N2. Counterfactual plan forking

Once plans are stored as a graph (N1 + #2), let the user fork at any node and re-run only the downstream tasks under a "what-if" assumption ("what if the budget is half?", "what if the deadline slips 6 months?"). Today the user has to re-run the entire pipeline. Branching reruns turn PlanExe into a planning sandbox instead of a one-shot generator. Ties into proposal 45 (counterfactual scenario explorer) but reframes it as a graph operation rather than a separate engine.

N3. Replay Lab — quality drift across model generations

Capture the full LLM I/O for every plan run (already partially possible via 113). Build a tool that takes any historical plan and re-runs just the LLM calls against today's models, using yesterday's prompts. The output is a curve of "quality vs. model generation" for every plan in the archive — the dataset that would let PlanExe answer "is Sonnet 4.7 actually better than 4.6 for our pipeline?" without manual labelling. Also unlocks "we shipped a regression in stage X three weeks ago" detection.
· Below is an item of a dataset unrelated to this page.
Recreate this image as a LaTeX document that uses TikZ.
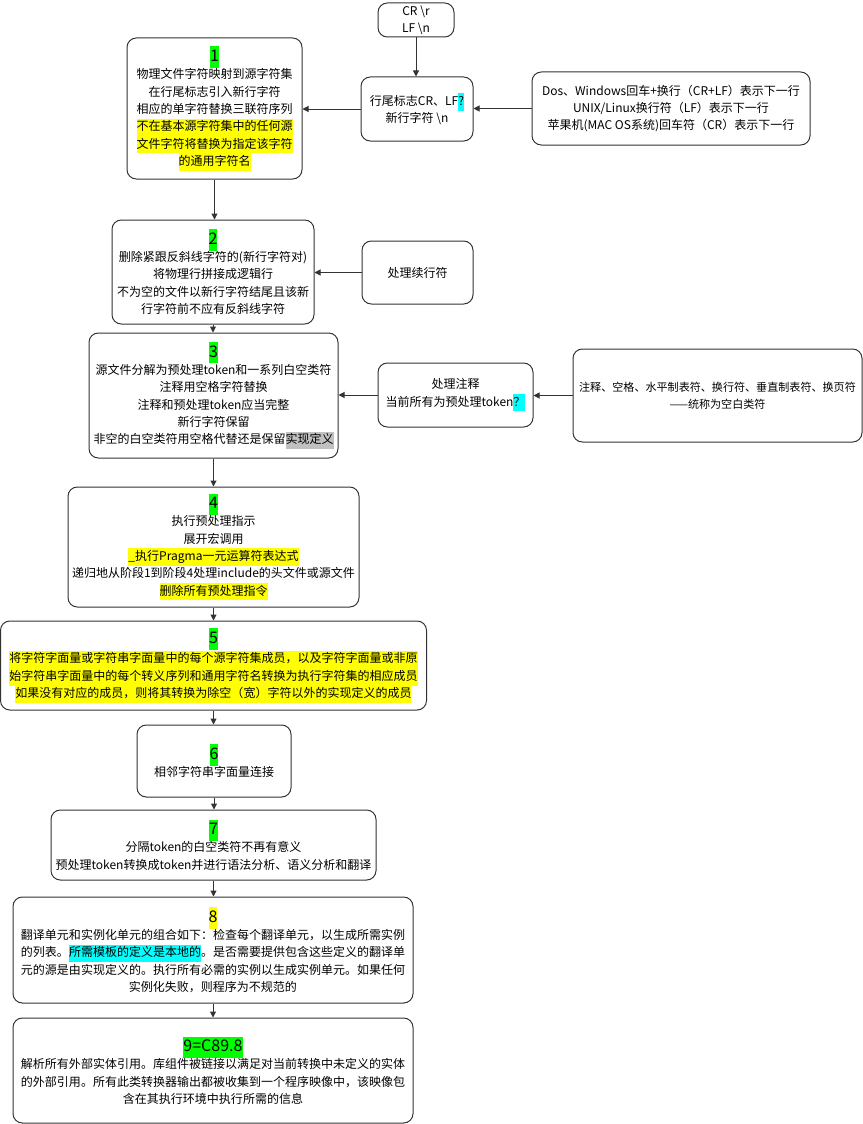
\documentclass[tikz,border=0pt]{standalone}
\usepackage{fontspec}
\setmainfont{Noto Sans CJK SC}
\usetikzlibrary{arrows.meta}
\definecolor{hlgreen}{HTML}{00FF00}
\definecolor{hlyellow}{HTML}{FFFF00}
\definecolor{hlcyan}{HTML}{00FFFF}
\definecolor{hlgray}{HTML}{C0C0C0}
\definecolor{edgecol}{HTML}{333333}
\newcommand{\hlt}[2]{{\setlength{\fboxsep}{0pt}\colorbox{#1}{\strut #2}}}
\newcommand{\stepnum}[2]{{\fontsize{12}{16}\selectfont\setlength{\fboxsep}{0pt}\colorbox{#1}{\strut #2}}}
\begin{document}
\begin{tikzpicture}[x=0.75pt,y=-0.75pt,
  box/.style={draw=edgecol, line width=0.75pt, rounded corners=7pt, align=center, inner sep=0pt, font=\fontsize{9}{13}\selectfont, text=black},
  sz/.style 2 args={minimum width=#1*0.75pt, minimum height=#2*0.75pt},
  arr/.style={draw=edgecol, line width=0.75pt, -{Triangle[length=4.5pt,width=4.5pt]}}]
\useasboundingbox (0,0) rectangle (863,1124);

\node[box, sz={76}{34}] (cr) at (416,20) {CR \textbackslash r\\LF \textbackslash n};

\node[box, sz={175}{141}] (b1) at (214.5,108.5) {\stepnum{hlgreen}{1}\\
物理文件字符映射到源字符集\\
在行尾标志引入新行字符\\
相应的单字符替换三联符序列\\
\hlt{hlyellow}{不在基本源字符集中的任何源}\\
\hlt{hlyellow}{文件字符将替换为指定该字符}\\
\hlt{hlyellow}{的通用字符名}};

\node[box, sz={112}{64}] (eol) at (417,109) {行尾标志CR、LF\hlt{hlcyan}{?}\\新行字符 \textbackslash n};

\node[box, sz={278}{73}] (dos) at (671,108.5) {Dos、Windows回车+换行（CR+LF）表示下一行\\
UNIX/Linux换行符（LF）表示下一行\\
苹果机(MAC OS系统)回车符（CR）表示下一行};

\node[box, sz={202}{104}] (b2) at (213,272) {\stepnum{hlgreen}{2}\\
删除紧跟反斜线字符的(新行字符对)\\
将物理行拼接成逻辑行\\
不为空的文件以新行字符结尾且该新\\
行字符前不应有反斜线字符};

\node[box, sz={111}{63}] (cont) at (417.5,272.5) {处理续行符};

\node[box, sz={249}{125}] (b3) at (213.5,395.5) {\stepnum{hlgreen}{3}\\
源文件分解为预处理token和一系列白空类符\\
注释用空格字符替换\\
注释和预处理token应当完整\\
新行字符保留\\
非空的白空类符用空格代替还是保留\hlt{hlgray}{实现定义}};

\node[box, sz={155}{64}] (cmt) at (455.5,395) {处理注释\\当前所有为预处理token\hlt{hlcyan}{？}};

\node[box, sz={289}{93}, font=\fontsize{8.3}{13}\selectfont] (ws) at (717.5,395.5) {注释、空格、水平制表符、换行符、垂直制表符、换页符\\——统称为空白类符};

\node[box, sz={291}{120}] (b4) at (213.5,547) {\stepnum{hlgreen}{4}\\
执行预处理指示\\
展开宏调用\\
\hlt{hlyellow}{\_执行Pragma一元运算符表达式}\\
递归地从阶段1到阶段4处理include的头文件或源文件\\
\hlt{hlyellow}{删除所有预处理指令}};

\node[box, sz={426}{89}] (b5) at (213.5,665.5) {\stepnum{hlgreen}{5}\\
\hlt{hlyellow}{将字符字面量或字符串字面量中的每个源字符集成员，以及字符字面量或非原}\\
\hlt{hlyellow}{始字符串字面量中的每个转义序列和通用字符名转换为执行字符集的相应成员}\\
\hlt{hlyellow}{如果没有对应的成员，则将其转换为除空（宽）字符以外的实现定义的成员}};

\node[box, sz={154}{72}] (b6) at (214,761) {\stepnum{hlgreen}{6}\\相邻字符串字面量连接};

\node[box, sz={325}{70}] (b7) at (213.5,845) {\stepnum{hlgreen}{7}\\
分隔token的白空类符不再有意义\\
预处理token转换成token并进行语法分析、语义分析和翻译};

\node[box, sz={400}{106}] (b8) at (213,950) {\stepnum{hlyellow}{8}\\
翻译单元和实例化单元的组合如下：检查每个翻译单元，以生成所需实例\\
的列表。\hlt{hlcyan}{所需模板的定义是本地的}。是否需要提供包含这些定义的翻译单\\
元的源是由实现定义的。执行所有必需的实例以生成实例单元。如果任何\\
实例化失败，则程序为不规范的};

\node[box, sz={400}{105}] (b9) at (213,1070.5) {\stepnum{hlgreen}{9=C89.8}\\
解析所有外部实体引用。库组件被链接以满足对当前转换中未定义的实体\\
的外部引用。所有此类转换器输出都被收集到一个程序映像中，该映像包\\
含在其执行环境中执行所需的信息};

\draw[arr] (cr.south) -- (cr.south |- eol.north);
\draw[arr] (eol.west) -- (eol.west -| b1.east);
\draw[arr] (dos.west) -- (dos.west -| eol.east);
\draw[arr] (cont.west) -- (cont.west -| b2.east);
\draw[arr] (cmt.west) -- (cmt.west -| b3.east);
\draw[arr] (ws.west) -- (ws.west -| cmt.east);
\draw[arr] (b1.south) -- (b1.south |- b2.north);
\draw[arr] (b2.south) -- (b2.south |- b3.north);
\draw[arr] (b3.south) -- (b3.south |- b4.north);
\draw[arr] (b4.south) -- (b4.south |- b5.north);
\draw[arr] (b5.south) -- (b5.south |- b6.north);
\draw[arr] (b6.south) -- (b6.south |- b7.north);
\draw[arr] (b7.south) -- (b7.south |- b8.north);
\draw[arr] (b8.south) -- (b8.south |- b9.north);
\end{tikzpicture}
\end{document}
N4. Risk curriculum — actionable next-24h checklist

Most users close the plan tab and never act on it. Add a small terminal section called "Before you do anything else" that surfaces the top three most fragile premises (from #6) as questions the user should answer in 24 hours, with the exact source the user could check (e.g., "Confirm with city hall: is permit X required for buildings under 200 m²?"). Converts a long plan into one short-feedback loop. Scope is small; impact on user follow-through is plausibly large.

N5. Federated lever library

Levers (the dedup pipeline, proposal 122) are extracted from each plan and then discarded after that run. Opt users into a shared library keyed by domain + scale, so the dedup stage can borrow patterns: "for renewable-energy plans at city scale, the canonical lever set is roughly these eight." This compounds with every plan written and is a moat the project doesn't currently have. Privacy boundary: only lever taxonomies and abstract patterns are shared, never the user's prompt or specific numbers.

Conclusion

The proposal folder reads like an idea graveyard partly because nobody is allowed to bury anything. The first practical action this audit recommends is operational, not technical: move the 16 implemented proposals into a done/ subfolder and the ~14 stale ones into an archive/ subfolder, so the active working set is the ~80 proposals that still represent genuine choices.

Once the noise is gone, the signal is sharp. Five clusters dominate the "untouched but high-relevance" set:

Quality measurement — ELO judge as the underlying scalar (#1), used by the prompt optimiser (#4), the ensemble judge (#8), and the routing tier (#3).
Verification — adversarial red-team and critical-premise gates (#6), Fermi sanity check (#7), and structured expert personas (#10).
Agentic execution — the five overlapping post-plan-agents proposals collapsed into one design (#5).
Knowledge substrate — the semantic plan graph (#2), which is the precondition for novel ideas N1–N5.
Financial credibility — the CBS / top-down / bottom-up triad (#9), the only cluster that addresses the "PlanExe budgets aren't auditable" weakness.

The two recurring failure modes in the existing proposals are: ideas that arrived before their preconditions (most plugin proposals; most agentic proposals before there was an executor), and ideas that drift in scope until they need their own quarter (the bid-factory / portfolio-VC framing). The remedy on both sides is the same — finish the substrate work (ELO, semantic graph, post-plan agent architecture) before opening the next batch.

The five novel ideas are deliberately built on top of that substrate rather than alongside it, so any investment in #1, #2, and #5 above pays for N1–N5 as well.